As the US judiciary confronts its #MeToo moment, officials plan to release a highly anticipated report this month addressing potential sexual harassment in the nation’s courthouses and how complaints are handled.

Officials began examining problems after former law clerks and other staffers went public with sexual harassment claims against US Appeals Court Judge Alex Kozinski, a nationally prominent jurist who had served for more than 30 years in California.

Kozinski, who had been subject to misconduct allegations in 2009, retired after the new claims were made, beginning with a December story in The Washington Post. A formal misconduct complaint was filed, but judicial officials declined to investigate because Kozinski retired.

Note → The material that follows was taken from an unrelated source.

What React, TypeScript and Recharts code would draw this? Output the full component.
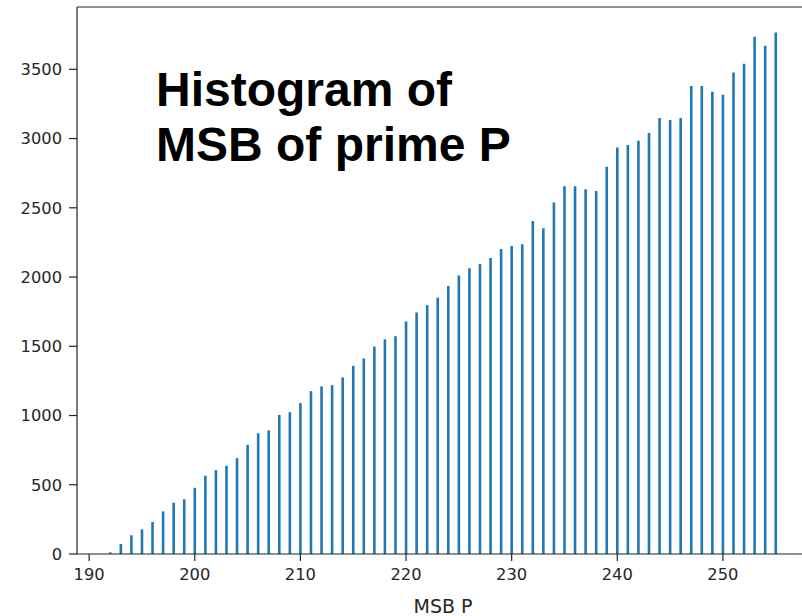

A CNN special report in January, examining about 5,000 judicial orders arising from misconduct complaints over the past decade, found that rarely do the judges overseeing the system find that a claim — by a lawyer, litigant or employee — warrants an investigation. Even rarer is any judge disciplined. In most cases when a judge faced serious scrutiny, the CNN report found, the judge retired and ended all disciplinary proceedings.

Judiciary officials say that is because the great majority of misconduct complaints filed each year are frivolous or related to merits of a case, rather than a judge’s behavior. According to the Administrative Office of the US Courts, no employee filed a sexual harassment claim last year.

The misconduct reporting system, dating to a 1980 law, has long been shrouded in secrecy and been difficult for the public to evaluate.

More than 1,000 orders related to misconduct are posted annually on the websites of the nation’s 13 US judicial circuits. They contain scant details and are not categorized in a way to separate the frivolous from those with merit.

Simply filing a legitimate grievance can be difficult, too, as forms and instructions are not easily retrieved and deciphered across the circuits. Generally, the complaint forms are to be printed out and submitted in person or by mail. Most of the websites highlight in bold print that those with a grievance must not put the judge’s name on the envelope but then offer little guidance for how to get the complaint into the right hands, beyond standard language about submitting to “the appropriate clerk of court.”

Some former court employees who publicly complained about Kozinski said they were wary about making complaints or feared retaliation. Kozinski has not spoken publicly since an early statement that he “may not have been mindful enough of the special challenges and pressures that women face in the workplace.”

After the news media attention, Chief Justice John Roberts established an eight-member working group to assess problems with sexual harassment in the judiciary. David Sellers, spokesman for the Administrative Office of the US Courts, said the working group remains on schedule for a report by the end of May.

House and Senate leaders have been following the group’s progress. Among their concerns, according to a May 8 letter from House Judiciary Committee Chairman Bob Goodlatte and Ranking Democrat Jerrold Nadler, are whether the “power imbalance between judges and employees” and “unknown procedures for pursuing a complaint against a judge” discourage victims from coming forward.

The nation’s nearly 900 federal judges are appointed for life.

In the Senate, Judiciary Committee Chairman Chuck Grassley and Ranking Democrat Dianne Feinstein have been in regular contact with judicial officials asking for progress updates.

James Duff, director the Administrative Office of the US Courts, responded to their queries in February by saying officials would begin tracking and releasing annual data on sexual harassment complaints.

Duff separately told a House committee in April that an option under consideration would provide a new “less formalistic” reporting channel for employees who might be seeking guidance and counseling.

Whether the nature or number of complaints made through such a process would become public had not been determined.